Exercise >> Find and copy every line in the records that includes the string "this".

Collection entries:
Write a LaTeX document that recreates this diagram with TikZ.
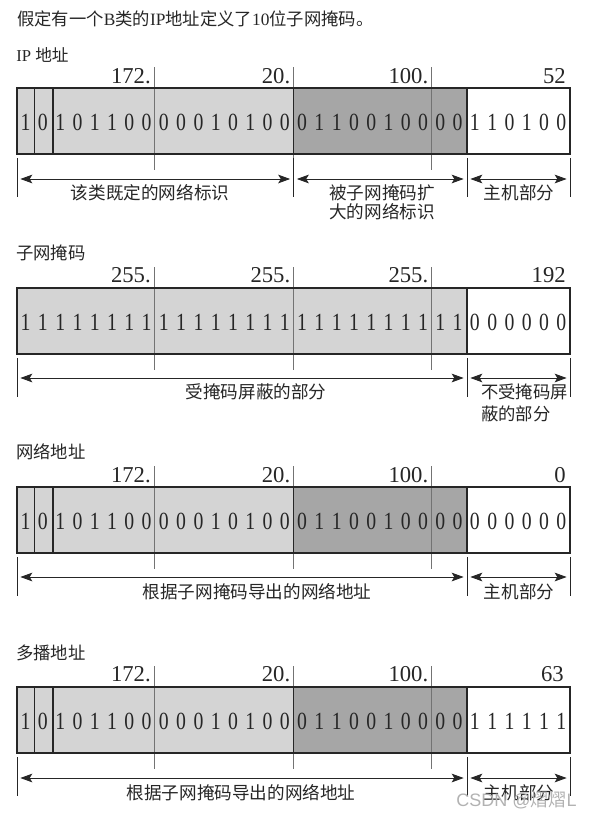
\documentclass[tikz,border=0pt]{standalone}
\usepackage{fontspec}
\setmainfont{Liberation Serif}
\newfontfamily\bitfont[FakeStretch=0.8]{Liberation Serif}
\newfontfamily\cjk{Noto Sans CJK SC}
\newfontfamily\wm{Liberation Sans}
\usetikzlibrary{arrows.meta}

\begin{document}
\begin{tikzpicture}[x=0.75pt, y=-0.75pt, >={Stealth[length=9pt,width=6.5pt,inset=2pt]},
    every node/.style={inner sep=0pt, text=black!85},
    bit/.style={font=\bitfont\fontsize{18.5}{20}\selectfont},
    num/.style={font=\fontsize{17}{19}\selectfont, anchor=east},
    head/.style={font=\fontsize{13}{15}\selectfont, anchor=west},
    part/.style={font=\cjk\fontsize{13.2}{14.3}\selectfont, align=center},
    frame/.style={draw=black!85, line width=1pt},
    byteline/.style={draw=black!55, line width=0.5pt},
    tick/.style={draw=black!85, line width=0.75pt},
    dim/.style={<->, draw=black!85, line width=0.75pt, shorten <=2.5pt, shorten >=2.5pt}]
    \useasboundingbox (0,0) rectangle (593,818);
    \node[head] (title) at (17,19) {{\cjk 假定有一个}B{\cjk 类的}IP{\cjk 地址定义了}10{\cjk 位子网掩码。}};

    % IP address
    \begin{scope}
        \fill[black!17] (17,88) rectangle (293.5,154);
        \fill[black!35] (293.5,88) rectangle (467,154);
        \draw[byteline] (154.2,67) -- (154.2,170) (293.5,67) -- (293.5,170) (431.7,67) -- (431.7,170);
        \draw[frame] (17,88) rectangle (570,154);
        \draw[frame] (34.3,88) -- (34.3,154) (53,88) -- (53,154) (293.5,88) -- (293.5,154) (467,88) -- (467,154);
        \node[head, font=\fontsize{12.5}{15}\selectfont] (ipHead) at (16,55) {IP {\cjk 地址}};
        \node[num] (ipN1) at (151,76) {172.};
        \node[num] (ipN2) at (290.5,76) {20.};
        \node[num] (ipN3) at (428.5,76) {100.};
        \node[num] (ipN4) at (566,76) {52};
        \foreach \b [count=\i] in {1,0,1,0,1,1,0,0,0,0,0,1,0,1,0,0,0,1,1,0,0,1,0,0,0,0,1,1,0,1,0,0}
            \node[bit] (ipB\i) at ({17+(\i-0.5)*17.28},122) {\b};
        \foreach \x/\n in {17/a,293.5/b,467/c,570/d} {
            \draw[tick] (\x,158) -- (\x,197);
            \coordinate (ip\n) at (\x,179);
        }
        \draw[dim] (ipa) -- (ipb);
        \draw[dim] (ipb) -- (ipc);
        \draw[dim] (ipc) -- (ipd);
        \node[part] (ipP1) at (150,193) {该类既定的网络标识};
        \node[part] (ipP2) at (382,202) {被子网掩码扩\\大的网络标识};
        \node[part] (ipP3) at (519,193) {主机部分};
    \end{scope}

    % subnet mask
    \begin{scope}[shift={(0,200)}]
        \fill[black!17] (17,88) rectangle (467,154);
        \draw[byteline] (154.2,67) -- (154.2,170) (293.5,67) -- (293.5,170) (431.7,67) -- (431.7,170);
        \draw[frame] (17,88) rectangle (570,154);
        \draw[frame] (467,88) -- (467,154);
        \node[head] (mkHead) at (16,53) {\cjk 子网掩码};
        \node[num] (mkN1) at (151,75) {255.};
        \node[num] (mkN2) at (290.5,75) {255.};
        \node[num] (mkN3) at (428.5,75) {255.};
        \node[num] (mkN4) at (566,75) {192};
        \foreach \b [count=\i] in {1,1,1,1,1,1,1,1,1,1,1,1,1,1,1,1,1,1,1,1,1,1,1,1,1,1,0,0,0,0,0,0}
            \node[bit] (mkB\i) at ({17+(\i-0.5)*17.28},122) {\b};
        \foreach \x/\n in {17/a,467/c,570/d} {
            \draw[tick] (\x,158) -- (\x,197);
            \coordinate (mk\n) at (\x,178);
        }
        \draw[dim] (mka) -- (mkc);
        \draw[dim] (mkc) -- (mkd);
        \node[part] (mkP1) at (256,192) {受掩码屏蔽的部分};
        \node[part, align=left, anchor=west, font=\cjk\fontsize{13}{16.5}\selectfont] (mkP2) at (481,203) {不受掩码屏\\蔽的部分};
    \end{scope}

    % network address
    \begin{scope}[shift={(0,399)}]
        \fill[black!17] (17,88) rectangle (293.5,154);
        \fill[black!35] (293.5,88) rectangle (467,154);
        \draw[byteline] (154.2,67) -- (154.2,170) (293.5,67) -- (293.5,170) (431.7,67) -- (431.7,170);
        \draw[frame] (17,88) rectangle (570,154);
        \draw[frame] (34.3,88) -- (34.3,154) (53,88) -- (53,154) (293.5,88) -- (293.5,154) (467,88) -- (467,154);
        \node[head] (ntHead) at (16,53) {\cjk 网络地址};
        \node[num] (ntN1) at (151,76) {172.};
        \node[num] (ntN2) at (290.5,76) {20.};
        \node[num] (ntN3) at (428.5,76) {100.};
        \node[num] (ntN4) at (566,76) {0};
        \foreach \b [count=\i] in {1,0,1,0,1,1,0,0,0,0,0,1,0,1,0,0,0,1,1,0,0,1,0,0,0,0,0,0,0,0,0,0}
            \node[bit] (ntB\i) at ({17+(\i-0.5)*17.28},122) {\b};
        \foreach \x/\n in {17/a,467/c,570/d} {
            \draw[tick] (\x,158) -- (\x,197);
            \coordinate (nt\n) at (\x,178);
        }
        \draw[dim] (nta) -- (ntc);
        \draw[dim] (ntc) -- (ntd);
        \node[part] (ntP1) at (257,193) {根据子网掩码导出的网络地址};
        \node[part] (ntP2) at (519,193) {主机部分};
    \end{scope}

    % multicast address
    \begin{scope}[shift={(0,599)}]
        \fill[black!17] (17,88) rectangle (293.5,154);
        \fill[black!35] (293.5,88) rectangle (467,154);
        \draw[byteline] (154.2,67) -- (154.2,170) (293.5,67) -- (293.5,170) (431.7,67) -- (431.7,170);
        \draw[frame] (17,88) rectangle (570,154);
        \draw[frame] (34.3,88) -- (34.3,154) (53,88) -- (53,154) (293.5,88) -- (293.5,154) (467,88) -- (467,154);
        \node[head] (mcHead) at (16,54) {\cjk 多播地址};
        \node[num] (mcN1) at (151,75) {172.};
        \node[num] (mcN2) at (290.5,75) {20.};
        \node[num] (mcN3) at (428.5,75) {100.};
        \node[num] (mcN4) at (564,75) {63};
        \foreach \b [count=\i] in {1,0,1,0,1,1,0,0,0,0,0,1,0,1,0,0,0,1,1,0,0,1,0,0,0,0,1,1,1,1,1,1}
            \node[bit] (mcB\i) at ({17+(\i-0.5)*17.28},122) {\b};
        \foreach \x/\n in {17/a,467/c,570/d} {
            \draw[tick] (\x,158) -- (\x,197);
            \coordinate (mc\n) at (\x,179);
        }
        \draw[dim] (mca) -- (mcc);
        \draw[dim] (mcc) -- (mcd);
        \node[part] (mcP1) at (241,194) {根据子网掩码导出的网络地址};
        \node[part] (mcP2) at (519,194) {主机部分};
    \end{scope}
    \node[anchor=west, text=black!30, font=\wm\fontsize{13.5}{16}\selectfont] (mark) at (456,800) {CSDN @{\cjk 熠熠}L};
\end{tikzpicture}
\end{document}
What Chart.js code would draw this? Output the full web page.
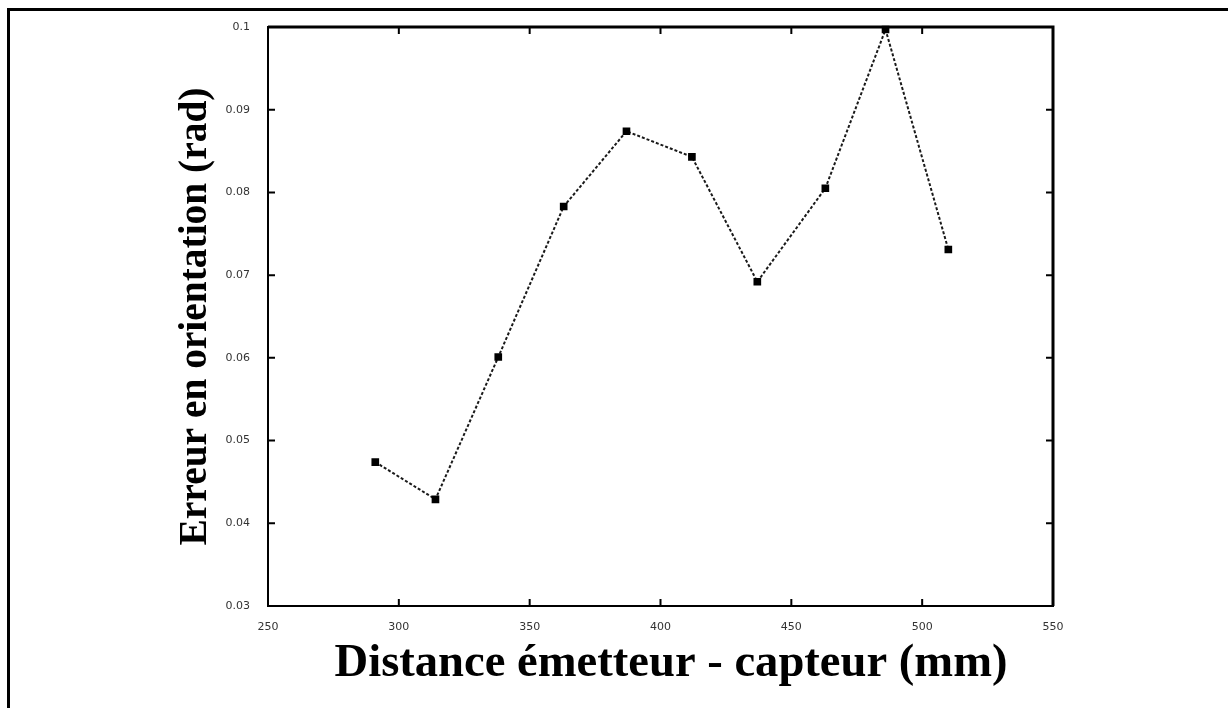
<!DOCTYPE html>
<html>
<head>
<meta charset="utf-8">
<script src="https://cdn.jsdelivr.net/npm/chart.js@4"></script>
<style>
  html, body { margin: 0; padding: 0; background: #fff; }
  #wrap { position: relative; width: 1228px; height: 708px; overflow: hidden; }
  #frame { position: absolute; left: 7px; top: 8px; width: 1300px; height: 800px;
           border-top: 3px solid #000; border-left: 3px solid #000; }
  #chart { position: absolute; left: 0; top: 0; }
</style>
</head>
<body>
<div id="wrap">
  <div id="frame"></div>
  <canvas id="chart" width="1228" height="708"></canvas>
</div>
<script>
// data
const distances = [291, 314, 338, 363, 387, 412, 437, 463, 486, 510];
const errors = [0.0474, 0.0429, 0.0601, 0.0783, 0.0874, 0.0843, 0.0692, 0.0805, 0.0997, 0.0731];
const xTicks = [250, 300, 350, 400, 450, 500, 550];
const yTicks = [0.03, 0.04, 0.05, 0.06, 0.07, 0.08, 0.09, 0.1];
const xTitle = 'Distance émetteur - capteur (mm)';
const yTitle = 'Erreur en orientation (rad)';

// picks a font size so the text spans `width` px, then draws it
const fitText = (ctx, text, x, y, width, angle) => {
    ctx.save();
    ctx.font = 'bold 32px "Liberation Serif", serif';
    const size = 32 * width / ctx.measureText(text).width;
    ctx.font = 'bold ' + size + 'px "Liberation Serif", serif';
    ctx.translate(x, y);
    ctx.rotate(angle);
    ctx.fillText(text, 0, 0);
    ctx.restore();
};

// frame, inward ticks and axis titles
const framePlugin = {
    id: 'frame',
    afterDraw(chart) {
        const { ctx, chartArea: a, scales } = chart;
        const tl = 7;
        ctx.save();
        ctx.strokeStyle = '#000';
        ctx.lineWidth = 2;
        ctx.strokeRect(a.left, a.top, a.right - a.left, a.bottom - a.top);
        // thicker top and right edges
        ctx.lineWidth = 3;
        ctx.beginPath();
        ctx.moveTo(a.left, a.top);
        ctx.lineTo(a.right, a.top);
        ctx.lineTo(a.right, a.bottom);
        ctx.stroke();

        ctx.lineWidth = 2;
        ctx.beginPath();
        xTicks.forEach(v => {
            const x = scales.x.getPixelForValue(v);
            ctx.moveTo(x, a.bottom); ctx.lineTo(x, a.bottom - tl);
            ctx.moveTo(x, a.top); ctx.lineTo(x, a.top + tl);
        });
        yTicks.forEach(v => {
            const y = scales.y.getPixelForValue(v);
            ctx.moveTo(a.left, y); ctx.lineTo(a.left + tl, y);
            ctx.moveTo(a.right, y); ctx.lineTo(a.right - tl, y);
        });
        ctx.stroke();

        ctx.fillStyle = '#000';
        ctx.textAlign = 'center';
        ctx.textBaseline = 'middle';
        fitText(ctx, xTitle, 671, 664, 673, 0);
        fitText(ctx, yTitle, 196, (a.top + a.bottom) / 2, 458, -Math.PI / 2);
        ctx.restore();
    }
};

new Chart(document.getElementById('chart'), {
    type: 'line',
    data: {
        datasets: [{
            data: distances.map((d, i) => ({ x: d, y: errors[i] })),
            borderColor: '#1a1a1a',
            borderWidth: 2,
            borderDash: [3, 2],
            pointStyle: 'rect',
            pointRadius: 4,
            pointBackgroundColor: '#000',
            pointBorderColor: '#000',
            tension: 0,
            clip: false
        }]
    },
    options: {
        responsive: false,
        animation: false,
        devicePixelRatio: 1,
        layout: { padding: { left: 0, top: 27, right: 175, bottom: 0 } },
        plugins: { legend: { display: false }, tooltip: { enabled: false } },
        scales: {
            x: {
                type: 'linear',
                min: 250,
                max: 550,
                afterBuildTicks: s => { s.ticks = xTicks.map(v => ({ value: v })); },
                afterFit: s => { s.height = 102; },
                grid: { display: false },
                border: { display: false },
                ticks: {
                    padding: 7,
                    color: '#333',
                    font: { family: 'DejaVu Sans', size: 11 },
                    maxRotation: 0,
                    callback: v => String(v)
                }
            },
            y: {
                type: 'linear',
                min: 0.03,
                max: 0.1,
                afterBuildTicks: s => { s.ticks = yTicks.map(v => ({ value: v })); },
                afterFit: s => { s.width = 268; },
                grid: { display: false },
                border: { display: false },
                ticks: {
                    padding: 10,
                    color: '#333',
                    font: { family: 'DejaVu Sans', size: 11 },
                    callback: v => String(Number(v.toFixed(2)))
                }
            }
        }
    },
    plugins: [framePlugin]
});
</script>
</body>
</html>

In response >>
Write a LaTeX document that recreates this diagram with TikZ.
What Chart.js code would draw this? Output the full web page.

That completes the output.